B and I, minding our own business on our daily walks, have been attacked by all sorts of dogs – the blue-gray hound with the high-pitched wail, the chocolate brown dachshund who lurks, waiting for us, beneath a parked car, and twice by the snarling pit bull with the oblivious owners.
After the second incident with the pit bull, I gave in. Clearly, pleading with the owners, screaming at the top of my lungs (a surprisingly girly sound), and calling Animal Control had little effect. So we changed our route. B and I now cut down another street and make our way to the park – where we still might by accosted at any moment by a variety of other off-leash menaces.
At least, this is my fear.
The dogs who run up to us in the park are often benign, tails wagging, no doubt attracted by B’s friendly demeanor and his wet brown eyes. If we’re with Will, he’ll take care of the approaching dog, calling him off, yelling at the owners (who always, always, seem shocked that their dog won’t obey their commands. “But he never does this! I don’t know what’s come over him!”), and in general, offering protection.
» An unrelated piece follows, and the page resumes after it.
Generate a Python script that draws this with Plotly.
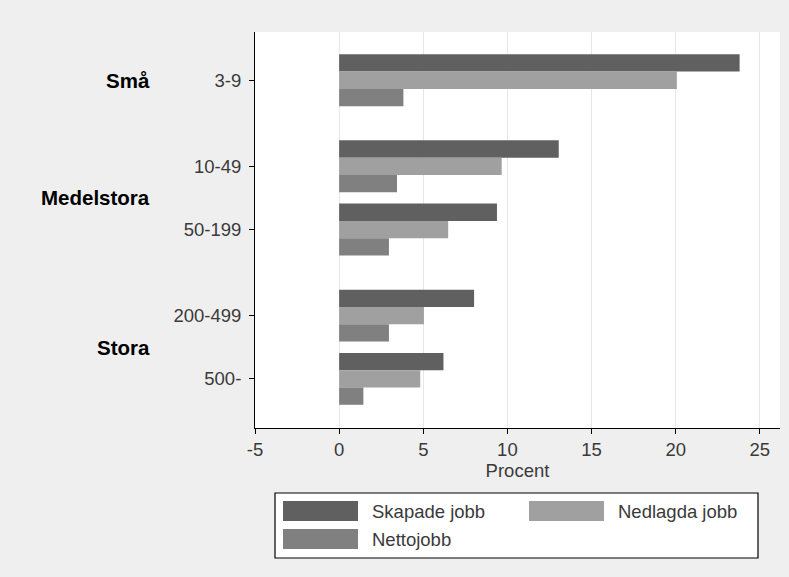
import plotly.graph_objects as go

# data
categories = ['3-9', '10-49', '50-199', '200-499', '500-']
size_groups = ['Små', 'Medelstora', 'Medelstora', 'Stora', 'Stora']
skapade = [23.8, 13.05, 9.38, 8.02, 6.2]
nedlagda = [20.07, 9.66, 6.48, 5.04, 4.82]
netto = [3.82, 3.44, 2.96, 2.96, 1.44]
series_names = ['Skapade jobb', 'Nedlagda jobb', 'Nettojobb']
x_ticks = [-5, 0, 5, 10, 15, 20, 25]
x_ticktext = ['-5', '0', '5', '10', '15', '20', '25']

colors = ['#606060', '#a0a0a0', '#808080']
FONT = 'Liberation Sans, Arial, sans-serif'
TXT = '#3a3a3a'

# y positions: one step per category, a bit more between size groups
GROUP_GAP = 1.36
ypos = []
pos = 0.0
for i, g in enumerate(size_groups):
    if i > 0:
        pos += 1.0 if g == size_groups[i - 1] else GROUP_GAP
    ypos.append(pos)

# plot area in pixels (for the hand drawn legend)
W, H = 789, 577
L, R, T, B = 255, 780, 32, 428


def px(x):
    return (x - L) / (R - L)


def py(y):
    return (B - y) / (B - T)


fig = go.Figure()
for name, vals, c in zip(series_names, [skapade, nedlagda, netto], colors):
    fig.add_trace(go.Bar(y=ypos, x=vals, orientation='h', name=name,
                         marker=dict(color=c, line=dict(width=0)),
                         showlegend=False))

fig.update_layout(
    width=W, height=H,
    margin=dict(l=L, r=W - R, t=T, b=H - B),
    paper_bgcolor='#efefef', plot_bgcolor='white',
    barmode='group', bargap=0.18, bargroupgap=0,
    font=dict(family=FONT, size=18.5, color=TXT),
    xaxis=dict(range=[-5, 26.2], tickvals=x_ticks, ticktext=x_ticktext,
               showgrid=True, gridcolor='#e6e6e6', gridwidth=1,
               zeroline=False, showline=True, linecolor='black', linewidth=1,
               ticks='outside', ticklen=5, tickcolor='black',
               title=dict(text='Procent', standoff=0,
                          font=dict(size=18.5, color=TXT))),
    yaxis=dict(range=[ypos[-1] + 0.777, -0.763], tickvals=ypos,
               ticktext=categories, showgrid=False, zeroline=False,
               showline=True, linecolor='black', linewidth=1,
               ticks='outside', ticklen=5, tickcolor='black',
               ticklabelstandoff=4),
)

# group labels
for g in dict.fromkeys(size_groups):
    ys = [y for y, gg in zip(ypos, size_groups) if gg == g]
    fig.add_annotation(text=f'<b>{g}</b>', xref='paper', yref='y',
                       x=px(152), y=sum(ys) / len(ys), xanchor='right',
                       showarrow=False,
                       font=dict(family=FONT, size=20.5, color='black'))

# legend box
fig.add_shape(type='rect', xref='paper', yref='paper',
              x0=px(275), x1=px(758), y0=py(558), y1=py(493),
              fillcolor='white', line=dict(color='black', width=1.2))
legend_spots = [(283, 501), (529, 501), (283, 529)]
for name, c, (lx, ly) in zip(series_names, colors, legend_spots):
    fig.add_shape(type='rect', xref='paper', yref='paper',
                  x0=px(lx), x1=px(lx + 75), y0=py(ly + 20), y1=py(ly),
                  fillcolor=c, line=dict(width=0))
    fig.add_annotation(text=name, xref='paper', yref='paper',
                       x=px(lx + 87), y=py(ly + 10), xanchor='left',
                       yanchor='middle', showarrow=False,
                       font=dict(family=FONT, size=18.5, color=TXT))

fig.write_html('out.html', config={'displayModeBar': False},
               post_script="document.body.style.margin='0';"
                           "document.body.style.background='#efefef';")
But at least half the time, it’s just B and me. And B is never scared – at first. He looks with mild interest at our neighbor’s snarling German shepherd, he wags his tail when a little Yorkie tries to take a bite out of his ear. Ever since the second pit bull incident, I feel like we’re walking targets. I’m extra vigilant, constantly scanning the area for the enemy.
And so I bought pepper spray – a purple, phallic-shaped canister that bulges strangely in my pocket. It works quite well, as I learned from pulling the trigger in my kitchen and then coughing for an hour.
Only a week later, I used it on a dog – a German shepherd mix that charged at us from out of nowhere when we were on the edge of the park. B, in typical B fashion, didn’t notice, but I heard him coming – picked out the particular jingle of a dog collar, the pounding of feet on soft grass. I whirled around, holding the pepper spray like it was a gun and the dog was an intruder in my bedroom.
“Stop!” I yelled, figuring a warning was only fair. The dog was maybe 20 yards away, and it was impossible to read his intentions. “Halt!” I ordered in my best Nazi imitation. No reaction. Well, you stupid dog, you give me no choice. I closed my eyes and pulled the trigger.
When I opened my eyes a second later, our attacker was about five feet away, spinning in a confused circle. He kept snapping his jaws in the air, like he was chasing a fly. He turned to face me again and I gave him another shot for good measure. After a yelp, he took off in the other direction.
My heart had somehow crept into my throat. I slid the pepper spray back into my pocket, and then I felt a tug on the leash. B was looking at me – enough, already. It was time to get moving. From a little farther on, a tree was calling to him.